Even if it passes the legislature, the ammendment will then have to be voted on by the people. The most recent polls I’ve seen (which I can’t find a cite for, but here are two from 2003 showing similar results, even before any gay couples legally married in this state) indicate that such an ammendment is supported by less than half the electorate. As more and more gay couples legally marry, assuming that the state remains free of God’s wrath, I think it’s likely that support for gay marriage will increase.

All in all, I think “on track” to pass is a highly dubious characterization.

Since you seem to be a betting man, and I think I recall that you are a fan of a good bottle of scotch, I’m willing to stake a bottle in the $100 - $120 range on gay marriage in my state withstanding these attempts. Of course, I’m counting on O’Connor’s replacement being the sort of strict constructionist that would refuse to strike down the MA court’s decision as a violation of DOMA (which, although I passionately support gay marriage, I’m more opposed to on states’ rights grounds, and I think you would agree there). I would propose that any wager be null and void if SCOTUS expands the federal government’s powers into the arena of defining marriage.

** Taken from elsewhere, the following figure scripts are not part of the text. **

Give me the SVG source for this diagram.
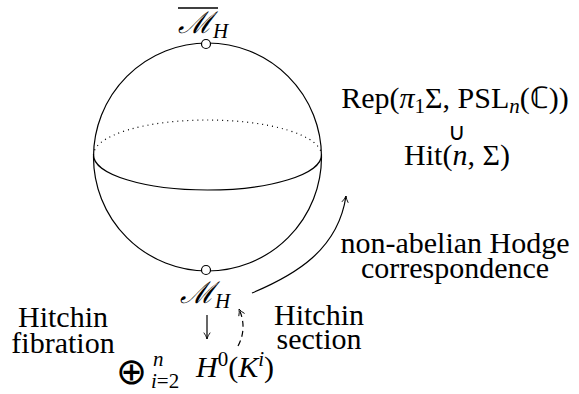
<svg xmlns="http://www.w3.org/2000/svg" width="579" height="394" viewBox="0 0 579 394">
<style>
.ln{fill:none;stroke:#000;stroke-width:1.2}
.pt{fill:#fff;stroke:#000;stroke-width:1.2}
</style>
<defs>
<marker id="ah" viewBox="0 0 10 10" refX="9" refY="5" markerWidth="8" markerHeight="8" markerUnits="userSpaceOnUse" orient="auto">
<path d="M1,1 Q5,4 9,5 Q5,6 1,9" fill="none" stroke="#000" stroke-width="1.1"/>
</marker>
</defs>
<g id="sphere">
<circle class="ln" cx="207.5" cy="157" r="114"/>
<path class="ln" d="M93.5,155 A114,35 0 0 0 321.5,155"/>
<path class="ln" d="M93.5,155 A114,35 0 0 1 321.5,155" stroke-dasharray="1 4"/>
</g>
<g id="top">
<circle class="pt" cx="206" cy="44" r="4.5"/>
<text font-family="Times New Roman, Liberation Serif, serif" font-size="30" font-style="italic" x="178" y="33">ℳ<tspan font-size="21" dy="5">H</tspan></text>
<line x1="178" y1="8" x2="218" y2="8" stroke="#000" stroke-width="1.3"/>
</g>
<g id="bottom">
<circle class="pt" cx="206" cy="270" r="4.5"/>
<text font-family="Times New Roman, Liberation Serif, serif" font-size="30" font-style="italic" x="180" y="303">ℳ<tspan font-size="21" dy="5">H</tspan></text>
</g>
<g id="rep">
<text font-family="Times New Roman, Liberation Serif, serif" font-size="30" x="455" y="108" text-anchor="middle">Rep(<tspan font-style="italic">π</tspan><tspan font-size="21" dy="5">1</tspan><tspan dy="-5">Σ, PSL</tspan><tspan font-style="italic" font-size="21" dy="5">n</tspan><tspan dy="-5">(ℂ))</tspan></text>
<text font-family="Times New Roman, Liberation Serif, serif" font-size="24" x="457" y="140" text-anchor="middle">∪</text>
<text font-family="Times New Roman, Liberation Serif, serif" font-size="30" x="457" y="165" text-anchor="middle">Hit(<tspan font-style="italic">n</tspan>, Σ)</text>
</g>
<g id="base">
<text font-family="Times New Roman, Liberation Serif, serif" font-size="37" x="116" y="384">⊕</text>
<text font-family="Times New Roman, Liberation Serif, serif" font-size="21" font-style="italic" x="153" y="366">n</text>
<text font-family="Times New Roman, Liberation Serif, serif" font-size="21" x="151" y="388"><tspan font-style="italic">i</tspan>=2</text>
<text font-family="Times New Roman, Liberation Serif, serif" font-size="30" x="196" y="377"><tspan font-style="italic">H</tspan><tspan font-size="21" dy="-11">0</tspan><tspan dy="11">(</tspan><tspan font-style="italic">K</tspan><tspan font-style="italic" font-size="21" dy="-11">i</tspan><tspan dy="11">)</tspan></text>
</g>
<g id="labels">
<text font-family="Times New Roman, Liberation Serif, serif" font-size="30" x="63" y="327" text-anchor="middle">Hitchin</text>
<text font-family="Times New Roman, Liberation Serif, serif" font-size="30" x="63" y="353" text-anchor="middle">fibration</text>
<text font-family="Times New Roman, Liberation Serif, serif" font-size="30" x="319" y="325" text-anchor="middle">Hitchin</text>
<text font-family="Times New Roman, Liberation Serif, serif" font-size="30" x="319" y="349" text-anchor="middle">section</text>
<text font-family="Times New Roman, Liberation Serif, serif" font-size="30" x="455" y="253" text-anchor="middle">non-abelian Hodge</text>
<text font-family="Times New Roman, Liberation Serif, serif" font-size="30" x="455" y="278" text-anchor="middle">correspondence</text>
</g>
<g id="connectors">
<path class="ln" d="M207,315 L207,339" marker-end="url(#ah)"/>
<path class="ln" d="M252,293 C295,275 338,250 346,196" marker-end="url(#ah)"/>
<path class="ln" d="M238,346 C244,335 245,322 239,309" stroke-dasharray="6 4" marker-end="url(#ah)"/>
</g>
</svg>
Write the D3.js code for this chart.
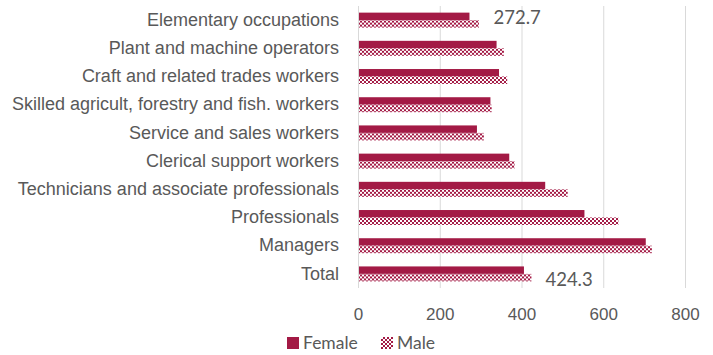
<!DOCTYPE html>
<html>
<head>
<meta charset="utf-8">
<script src="https://cdn.jsdelivr.net/npm/d3@7"></script>
<style>
  html, body { margin: 0; padding: 0; background: #fff; }
  svg { display: block; font-family: Lato, "Open Sans", "Liberation Sans", sans-serif; }
</style>
</head>
<body>
<svg id="chart" width="713" height="355"></svg>
<script>
// Occupation groups, top to bottom
const categories = [
  "Elementary occupations",
  "Plant and machine operators",
  "Craft and related trades workers",
  "Skilled agricult, forestry and fish. workers",
  "Service and sales workers",
  "Clerical support workers",
  "Technicians and associate professionals",
  "Professionals",
  "Managers",
  "Total"
];
const femaleValues = [272.7, 339, 345, 324, 291, 370, 458, 554, 704, 406];
const maleValues   = [296, 357, 365, 327, 308, 383, 513, 637, 719, 424.3];
const xTicks = [0, 200, 400, 600, 800];
const seriesNames = ["Female", "Male"];

// Values printed next to their bars: [series, category index, dx, dy]
const valueLabels = [
  ["Female", 0, 24, 1.5],
  ["Male", 9, 14, 2]
];

const color = "#a31a45";
const textColor = "#595959";
const gridColor = "#d9d9d9";

const svg = d3.select("#chart");
const defs = svg.append("defs");
const pat = defs.append("pattern")
  .attr("id", "checker")
  .attr("patternUnits", "userSpaceOnUse")
  .attr("width", 4).attr("height", 4);
pat.append("rect").attr("width", 4).attr("height", 4).attr("fill", "#fff");
pat.append("rect").attr("x", 0).attr("y", 0).attr("width", 2).attr("height", 2).attr("fill", color);
pat.append("rect").attr("x", 2).attr("y", 2).attr("width", 2).attr("height", 2).attr("fill", color);

const plot = { left: 358, right: 685, top: 6, bottom: 288 };

const x = d3.scaleLinear().domain([0, 800]).range([plot.left, plot.right]);
const y = d3.scaleBand().domain(categories).range([plot.top, plot.bottom]).paddingInner(0.47).paddingOuter(0.235);
const ySub = d3.scaleBand().domain(seriesNames).range([0, y.bandwidth()]);

// Vertical gridlines
svg.append("g").selectAll("line").data(xTicks).join("line")
  .attr("x1", d => x(d) + 0.5).attr("x2", d => x(d) + 0.5)
  .attr("y1", plot.top).attr("y2", plot.bottom)
  .attr("stroke", gridColor).attr("stroke-width", 1);

// X axis tick labels
const xAxis = d3.axisBottom(x).tickValues(xTicks).tickSize(0).tickPadding(0);
const gx = svg.append("g").attr("transform", `translate(0,${plot.bottom + 20})`).call(xAxis);
gx.select(".domain").remove();
gx.selectAll("text").attr("fill", textColor).attr("font-size", 17).attr("font-family", null)
  .attr("dy", "0.71em");

// Category labels
const yAxis = d3.axisLeft(y).tickSize(0).tickPadding(0);
const gy = svg.append("g").attr("transform", `translate(${plot.left - 19},0)`).call(yAxis);
gy.select(".domain").remove();
gy.selectAll("text").attr("fill", textColor).attr("font-size", 18).attr("font-family", null);

// Bars
const rows = categories.map((c, i) => ({ c, Female: femaleValues[i], Male: maleValues[i] }));
const groups = svg.append("g").selectAll("g").data(rows).join("g")
  .attr("transform", d => `translate(0,${y(d.c)})`);
groups.selectAll("rect").data(d => seriesNames.map(s => ({ s, v: d[s] }))).join("rect")
  .attr("x", x(0) + 1)
  .attr("y", d => ySub(d.s))
  .attr("width", d => x(d.v) - x(0) - 1)
  .attr("height", ySub.bandwidth())
  .attr("fill", d => d.s === "Female" ? color : "url(#checker)");

// Value labels
svg.append("g").selectAll("text").data(valueLabels).join("text")
  .attr("x", d => x(d[0] === "Female" ? femaleValues[d[1]] : maleValues[d[1]]) + d[2])
  .attr("y", d => y(categories[d[1]]) + ySub(d[0]) + ySub.bandwidth() / 2 + d[3])
  .attr("dy", "0.35em")
  .attr("fill", textColor).attr("font-size", 18.5)
  .text(d => d3.format(".1f")(d[0] === "Female" ? femaleValues[d[1]] : maleValues[d[1]]));

// Legend
const legend = svg.append("g").attr("transform", "translate(287,343)");
const legendItems = legend.selectAll("g").data(seriesNames).join("g")
  .attr("transform", (d, i) => `translate(${i * 94},0)`);
legendItems.append("rect")
  .attr("x", 0).attr("y", -6).attr("width", 12).attr("height", 12)
  .attr("fill", d => d === "Female" ? color : "url(#checker)");
legendItems.append("text")
  .attr("x", 16).attr("dy", "0.35em")
  .attr("fill", textColor).attr("font-size", 17.5)
  .text(d => d);
</script>
</body>
</html>
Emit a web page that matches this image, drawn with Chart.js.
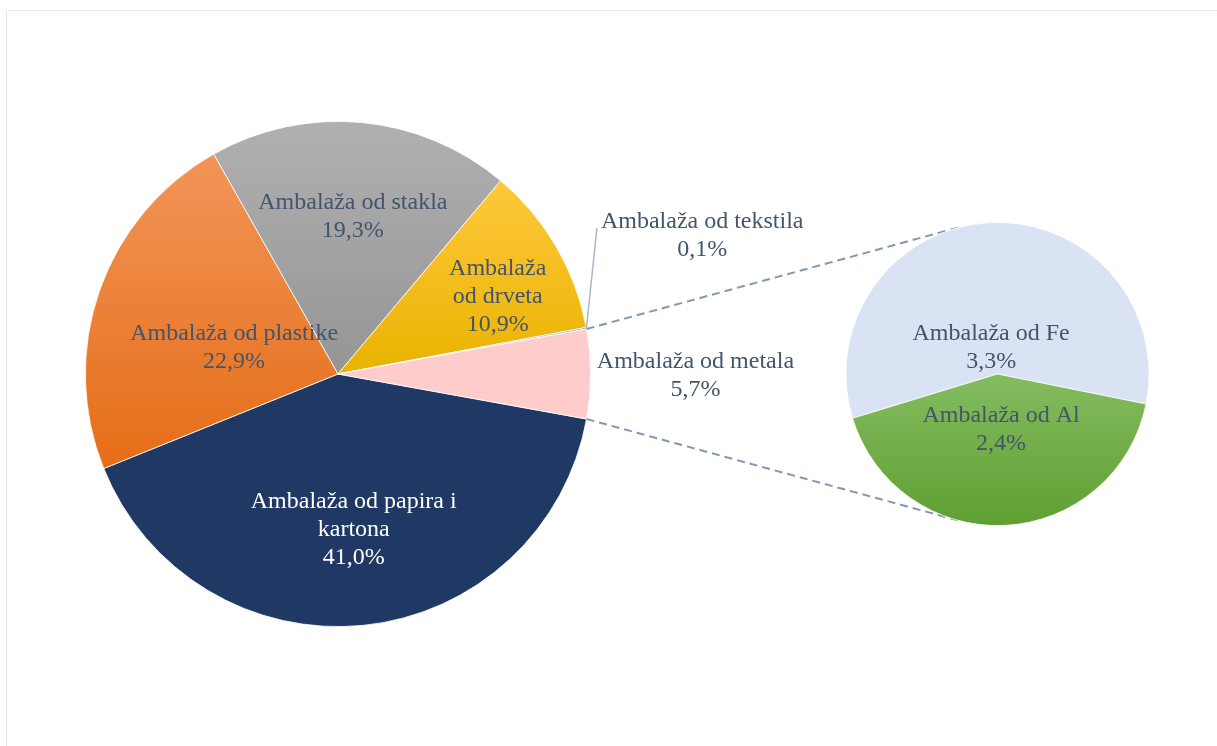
<!DOCTYPE html>
<html>
<head>
<meta charset="utf-8">
<script src="https://cdn.jsdelivr.net/npm/chart.js@4/dist/chart.umd.min.js"></script>
<style>
  body { margin: 0; background: #fff; overflow: hidden; }
  #wrap { position: relative; width: 1217px; height: 746px; overflow: hidden; }
  #frame { position: absolute; left: 6px; top: 10px; width: 1300px; height: 800px; border: 1.5px solid #e2e5ea; }
  canvas { position: absolute; left: 0; top: 0; }
</style>
</head>
<body>
<div id="wrap">
  <div id="frame"></div>
  <canvas id="glavni" width="1217" height="746"></canvas>
  <canvas id="metali" width="1217" height="746"></canvas>
</div>
<script>
// podaci
const kategorije = ['Ambalaža od papira i kartona', 'Ambalaža od plastike', 'Ambalaža od stakla', 'Ambalaža od drveta', 'Ambalaža od tekstila', 'Ambalaža od metala']
const udjeli = [41.0, 22.9, 19.3, 10.9, 0.1, 5.7]
const metali = ['Ambalaža od Fe', 'Ambalaža od Al']
const udjeliMetala = [3.3, 2.4]

// kako se natpisi lome u redove
const natpisi = [
  ['Ambalaža od papira i', 'kartona'],
  ['Ambalaža od plastike'],
  ['Ambalaža od stakla'],
  ['Ambalaža', 'od drveta'],
  ['Ambalaža od tekstila'],
  ['Ambalaža od metala']
]
const natpisiMetala = [['Ambalaža od Fe'], ['Ambalaža od Al']]

// boje: [gore, dolje]
const boje = [
  ['#203864', '#203864'],
  ['#f29559', '#e56d17'],
  ['#b0b0b0', '#959595'],
  ['#ffc83c', '#e9b300'],
  ['#5b9bd5', '#5b9bd5'],
  ['#ffcccc', '#ffcccc']
]
const bojeMetala = [['#dae3f3', '#dae3f3'], ['#84bc60', '#5f9f32']]

// polozaj natpisa: [udio radijusa, pomak kuta u stupnjevima]
const polozaj = [[0.61, 0], [0.426, -4.2], [0.635, 0], [0.705, 4], [1.545, -10.6], [1.415, 0]]
const polozajMetala = [[0.19, -10], [0.356, -1]]

const tekst = '#44546a'
const font = '24px "Liberation Serif", "Times New Roman", serif'

function fmt(v) {
  return v.toFixed(1).replace('.', ',') + '%'
}

// gradijent po visini svakog isjecka
function gradijentPlugin(paleta) {
  return {
    id: 'gradijent',
    beforeDatasetsDraw(chart) {
      const ctx = chart.ctx
      chart.getDatasetMeta(0).data.forEach(function (arc, i) {
        let ys = [arc.y]
        ys.push(arc.y + Math.sin(arc.startAngle) * arc.outerRadius)
        ys.push(arc.y + Math.sin(arc.endAngle) * arc.outerRadius)
        for (let k = -4; k <= 4; k++) {
          const a = Math.PI / 2 + k * Math.PI
          if (a > arc.startAngle && a < arc.endAngle) ys.push(arc.y + Math.sin(a) * arc.outerRadius)
        }
        const top = Math.min.apply(null, ys), bot = Math.max.apply(null, ys)
        const g = ctx.createLinearGradient(0, top, 0, bot + 0.01)
        g.addColorStop(0, paleta[i][0])
        g.addColorStop(1, paleta[i][1])
        arc.options = Object.assign({}, arc.options, { backgroundColor: g })
      })
    }
  }
}

function crtajNatpise(chart, linije, vrijednosti, pol, zadnjaBijela) {
  const ctx = chart.ctx
  ctx.save()
  ctx.font = font
  ctx.textAlign = 'center'
  ctx.textBaseline = 'middle'
  chart.getDatasetMeta(0).data.forEach(function (arc, i) {
    const mid = (arc.startAngle + arc.endAngle) / 2 + pol[i][1] * Math.PI / 180
    const r = arc.outerRadius * pol[i][0]
    const x = arc.x + Math.cos(mid) * r
    const y = arc.y + Math.sin(mid) * r + 2
    const redovi = linije[i].concat([fmt(vrijednosti[i])])
    const lh = 28
    ctx.fillStyle = (zadnjaBijela && i === 0) ? '#ffffff' : tekst
    redovi.forEach(function (t, j) {
      ctx.fillText(t, x, y + (j - (redovi.length - 1) / 2) * lh)
    })
    // vodilica za tekstil
    if (linije === natpisi && i === 4) {
      const w = ctx.measureText(redovi[0]).width
      const ax = arc.x + Math.cos((arc.startAngle + arc.endAngle) / 2) * arc.outerRadius
      const ay = arc.y + Math.sin((arc.startAngle + arc.endAngle) / 2) * arc.outerRadius
      ctx.strokeStyle = '#a9b8cc'
      ctx.lineWidth = 1.5
      ctx.beginPath()
      ctx.moveTo(ax, ay)
      ctx.lineTo(x - w / 2 - 4, y - 8)
      ctx.stroke()
    }
  })
  ctx.restore()
}

const glavni = new Chart(document.getElementById('glavni'), {
  type: 'pie',
  data: {
    labels: kategorije,
    datasets: [{
      data: udjeli,
      backgroundColor: boje.map(b => b[0]),
      borderColor: '#ffffff',
      borderWidth: 0.8,
      hoverOffset: 0
    }]
  },
  options: {
    responsive: false,
    animation: false,
    events: [],
    rotation: 100.27,
    layout: { padding: { left: 85, right: 626, top: 121, bottom: 119 } },
    plugins: { legend: { display: false }, tooltip: { enabled: false } }
  },
  plugins: [gradijentPlugin(boje), {
    id: 'natpisi',
    afterDatasetsDraw(chart) { crtajNatpise(chart, natpisi, udjeli, polozaj, true) }
  }]
})

new Chart(document.getElementById('metali'), {
  type: 'pie',
  data: {
    labels: metali,
    datasets: [{
      data: udjeliMetala,
      backgroundColor: bojeMetala.map(b => b[0]),
      borderColor: '#ffffff',
      borderWidth: 0.8,
      hoverOffset: 0
    }]
  },
  options: {
    responsive: false,
    animation: false,
    events: [],
    rotation: 253,
    layout: { padding: { left: 845, right: 67, top: 222, bottom: 220 } },
    plugins: { legend: { display: false }, tooltip: { enabled: false } }
  },
  plugins: [gradijentPlugin(bojeMetala), {
    id: 'spojnice',
    beforeDatasetsDraw(chart) {
      // isprekidane linije od isjecka metala do drugog kruga
      const m = glavni.getDatasetMeta(0).data[5]
      const d = chart.getDatasetMeta(0).data[0]
      const ctx = chart.ctx
      const kut = 105 * Math.PI / 180
      ctx.save()
      ctx.strokeStyle = '#8497b0'
      ctx.lineWidth = 2
      ctx.setLineDash([8, 5])
      ;[[m.startAngle, -kut], [m.endAngle, kut]].forEach(function (p) {
        ctx.beginPath()
        ctx.moveTo(m.x + Math.cos(p[0]) * m.outerRadius, m.y + Math.sin(p[0]) * m.outerRadius)
        ctx.lineTo(d.x + Math.cos(p[1]) * d.outerRadius, d.y + Math.sin(p[1]) * d.outerRadius)
        ctx.stroke()
      })
      ctx.restore()
    },
    afterDatasetsDraw(chart) { crtajNatpise(chart, natpisiMetala, udjeliMetala, polozajMetala, false) }
  }]
})
</script>
</body>
</html>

On a completely different note, I think that the recent decision on eminent domain is far from being an instance of “legislating from the bench”. As O’Connor notes in her dissent (I’ve only read her dissent, some of Thomas’s, and skimmed the majority opinion), the courts have generally given the legislative branch (of the states, primarily), a wide berth on the issue of “public use”. To extend this berth further, to the point of, IMHO, eviscerating, if not nullifying, the “public use” clause, is judicial restraint, if anything. Actually, as I see it, they are allowing the legislative branch more latitude than the Constitution allows, which can hardly be seen as judicial activism. They’ve pretty much denied the federal judiciary any role in eminent domain cases.

Certainly, SCOTUS did not create a new law here. If anything, Connecticut created a new law when it allowed eminent domain takings for purposes only tangentially related to public use. I think both liberals and conservatives see judicial activism where they disagree with the court’s rulings. Personally, I try not to think of things in those terms. Correctly interpreting the constitutionality of something is good, IMO, regardless of whether or not it means being “activist”. Of course, there are huge variances in the ways different people interpret the Constitution, and I think Bush ought to replace O’Connor with someone of a similar attitude towards constitutional interpretation as her. Maintain the balance, as far as that goes.

Bolding added. We’ve gone over this before, including my pointing you to links that should have been informative, but obviously to no effect. So I’ll ask again: Where did you get this idea that there’s going to be *anything * passed in MA?